Großbritannien hat schon seine Bereitschaft signalisiert, sich an Luftschlägen gegen die Terrormiliz zu beteiligen. Dass Deutschland nach der schwierigen Entscheidung über die Aufrüstung der Kurden im Irak mit Panzerabwehrraketen, tausenden Gewehren und mehreren Millionen Patronen noch einen Schritt weitergehen wird, gilt als ziemlich unwahrscheinlich.

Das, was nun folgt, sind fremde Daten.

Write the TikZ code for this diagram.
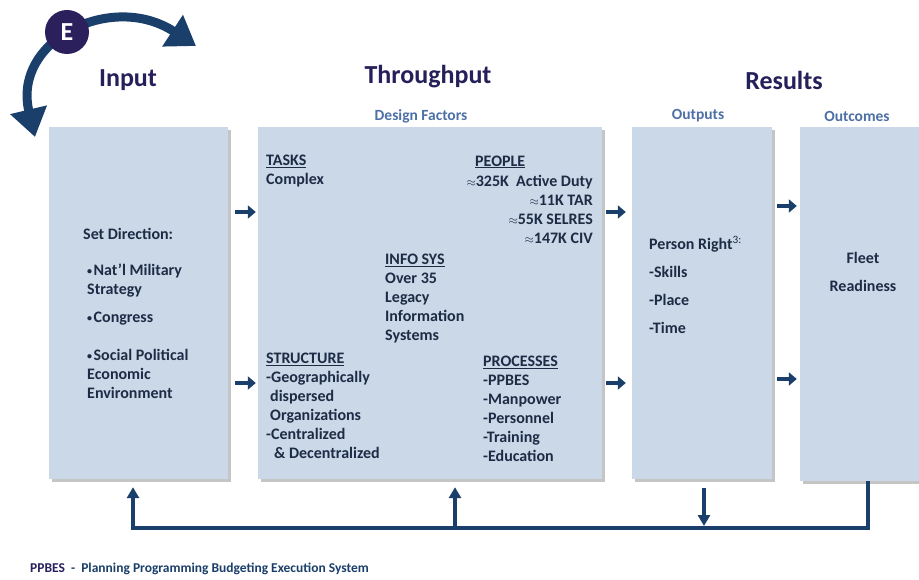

Ein Thema steht nur formal noch ganz oben auf der Agenda, ist aber von der Bedeutung her weit nach unten gerutscht. Der Gipfel beginnt am Donnerstag mit der Zukunft des Nato-Engagements in Afghanistan. Der internationale Kampfeinsatzes läuft Ende des Jahres aus, dann soll eine Ausbildungsmission folgen. Die kann aber noch nicht geplant werden, weil es in Kabul fünf Monate nach der Präsidentenwahl noch kein neues Staatsoberhaupt gibt. Beim Gipfeltreffen werden sich nun um die 50 Staats- und Regierungschefs der Truppensteller mit dem afghanischen Verteidigungsminister Bismillah Mohammadi als Gesprächspartner begnügen müssen.